Written request. Leave the pictures out. Return all other data exactly.

Raw data.
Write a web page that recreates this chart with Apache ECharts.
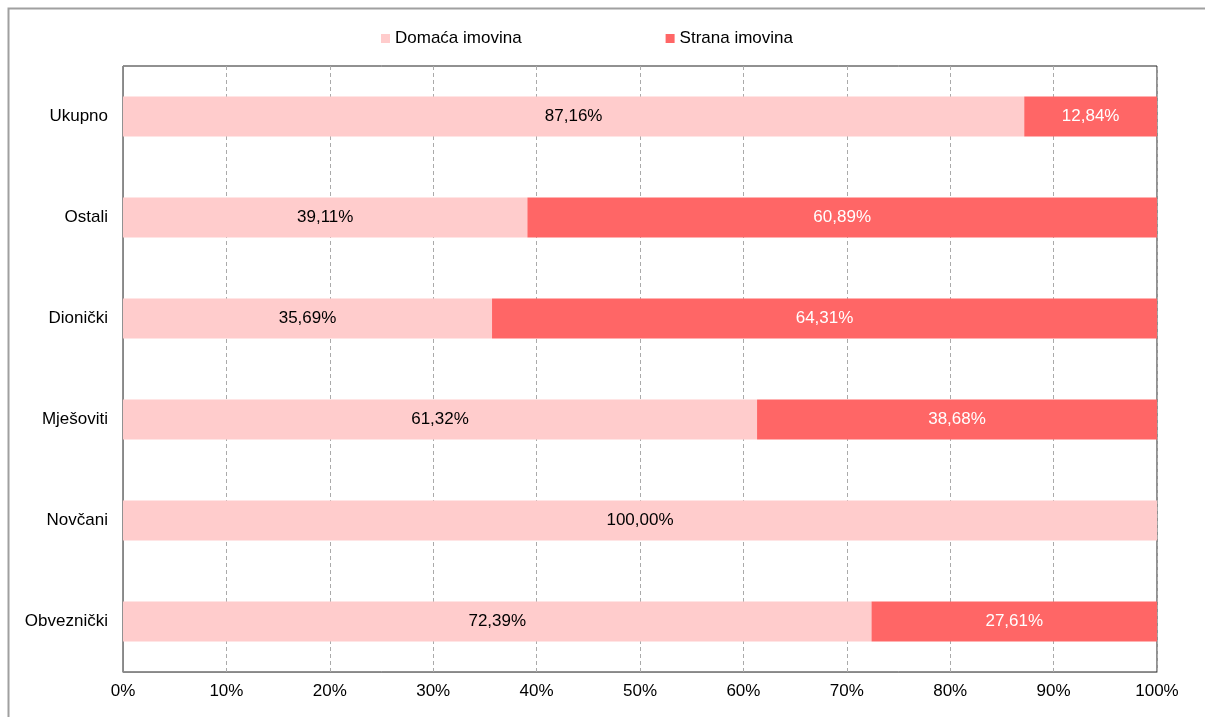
<!DOCTYPE html>
<html>
<head>
<meta charset="utf-8">
<script src="https://cdn.jsdelivr.net/npm/echarts@6/dist/echarts.min.js"></script>
<style>
  html, body { margin: 0; padding: 0; background: #fff; }
  #chart { width: 1205px; height: 717px; }
</style>
</head>
<body>
<div id="chart"></div>
<script>
// categories bottom -> top (category axis starts from the bottom)
var categories = ['Obveznički', 'Novčani', 'Mješoviti', 'Dionički', 'Ostali', 'Ukupno']
var domaca = [72.39, 100.00, 61.32, 35.69, 39.11, 87.16]
var strana = [27.61, null, 38.68, 64.31, 60.89, 12.84]
var xTicks = [0, 10, 20, 30, 40, 50, 60, 70, 80, 90, 100]

var chart = echarts.init(document.getElementById('chart'))

function fmt(p) {
  if (p.value == null) return ''
  return p.value.toFixed(2).replace('.', ',') + '%'
}

chart.setOption({
  animation: false,
  textStyle: { fontFamily: 'Liberation Sans, Arial, sans-serif' },
  graphic: [{
    type: 'rect',
    shape: { x: 8.5, y: 8.5, width: 1400, height: 900 },
    style: { fill: 'none', stroke: '#a0a0a0', lineWidth: 2 },
    silent: true
  }],
  legend: {
    top: 25,
    left: 376,
    itemGap: 144,
    itemWidth: 9,
    itemHeight: 9,
    icon: 'rect',
    textStyle: { fontSize: 17, color: '#000' },
    data: ['Domaća imovina', 'Strana imovina']
  },
  grid: {
    left: 123,
    right: 48,
    top: 66,
    bottom: 45,
    show: true,
    borderColor: '#222',
    borderWidth: 1
  },
  xAxis: {
    type: 'value',
    min: 0,
    max: 100,
    interval: 10,
    axisLine: { show: true, lineStyle: { color: '#888' } },
    axisTick: { show: false },
    axisLabel: {
      color: '#000',
      fontSize: 17,
      margin: 11,
      formatter: function (v) { return xTicks.indexOf(v) >= 0 ? v + '%' : '' }
    },
    splitLine: { show: true, lineStyle: { color: '#aaa', type: [4, 3] } }
  },
  yAxis: {
    type: 'category',
    data: categories,
    axisLine: { show: true, lineStyle: { color: '#888' } },
    axisTick: { show: false },
    axisLabel: { color: '#000', fontSize: 17, margin: 15 }
  },
  series: [
    {
      name: 'Domaća imovina',
      type: 'bar',
      stack: 'total',
      barWidth: 40,
      data: domaca,
      itemStyle: { color: '#ffcccc' },
      label: { show: true, position: 'inside', color: '#000', fontSize: 17, formatter: fmt }
    },
    {
      name: 'Strana imovina',
      type: 'bar',
      stack: 'total',
      barWidth: 40,
      data: strana,
      itemStyle: { color: '#ff6666' },
      label: { show: true, position: 'inside', color: '#fff', fontSize: 17, formatter: fmt }
    }
  ]
})
</script>
</body>
</html>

Result of this task.
Write a web page that recreates this chart with Apache ECharts.
<!DOCTYPE html>
<html>
<head>
<meta charset="utf-8">
<script src="https://cdn.jsdelivr.net/npm/echarts@6/dist/echarts.min.js"></script>
<style>
  html, body { margin: 0; padding: 0; background: #fff; }
  #chart { width: 1205px; height: 717px; }
</style>
</head>
<body>
<div id="chart"></div>
<script>
// categories bottom -> top (category axis starts from the bottom)
var categories = ['Obveznički', 'Novčani', 'Mješoviti', 'Dionički', 'Ostali', 'Ukupno']
var domaca = [72.39, 100.00, 61.32, 35.69, 39.11, 87.16]
var strana = [27.61, null, 38.68, 64.31, 60.89, 12.84]
var xTicks = [0, 10, 20, 30, 40, 50, 60, 70, 80, 90, 100]

var chart = echarts.init(document.getElementById('chart'))

function fmt(p) {
  if (p.value == null) return ''
  return p.value.toFixed(2).replace('.', ',') + '%'
}

chart.setOption({
  animation: false,
  textStyle: { fontFamily: 'Liberation Sans, Arial, sans-serif' },
  graphic: [{
    type: 'rect',
    shape: { x: 8.5, y: 8.5, width: 1400, height: 900 },
    style: { fill: 'none', stroke: '#a0a0a0', lineWidth: 2 },
    silent: true
  }],
  legend: {
    top: 25,
    left: 376,
    itemGap: 144,
    itemWidth: 9,
    itemHeight: 9,
    icon: 'rect',
    textStyle: { fontSize: 17, color: '#000' },
    data: ['Domaća imovina', 'Strana imovina']
  },
  grid: {
    left: 123,
    right: 48,
    top: 66,
    bottom: 45,
    show: true,
    borderColor: '#222',
    borderWidth: 1
  },
  xAxis: {
    type: 'value',
    min: 0,
    max: 100,
    interval: 10,
    axisLine: { show: true, lineStyle: { color: '#888' } },
    axisTick: { show: false },
    axisLabel: {
      color: '#000',
      fontSize: 17,
      margin: 11,
      formatter: function (v) { return xTicks.indexOf(v) >= 0 ? v + '%' : '' }
    },
    splitLine: { show: true, lineStyle: { color: '#aaa', type: [4, 3] } }
  },
  yAxis: {
    type: 'category',
    data: categories,
    axisLine: { show: true, lineStyle: { color: '#888' } },
    axisTick: { show: false },
    axisLabel: { color: '#000', fontSize: 17, margin: 15 }
  },
  series: [
    {
      name: 'Domaća imovina',
      type: 'bar',
      stack: 'total',
      barWidth: 40,
      data: domaca,
      itemStyle: { color: '#ffcccc' },
      label: { show: true, position: 'inside', color: '#000', fontSize: 17, formatter: fmt }
    },
    {
      name: 'Strana imovina',
      type: 'bar',
      stack: 'total',
      barWidth: 40,
      data: strana,
      itemStyle: { color: '#ff6666' },
      label: { show: true, position: 'inside', color: '#fff', fontSize: 17, formatter: fmt }
    }
  ]
})
</script>
</body>
</html>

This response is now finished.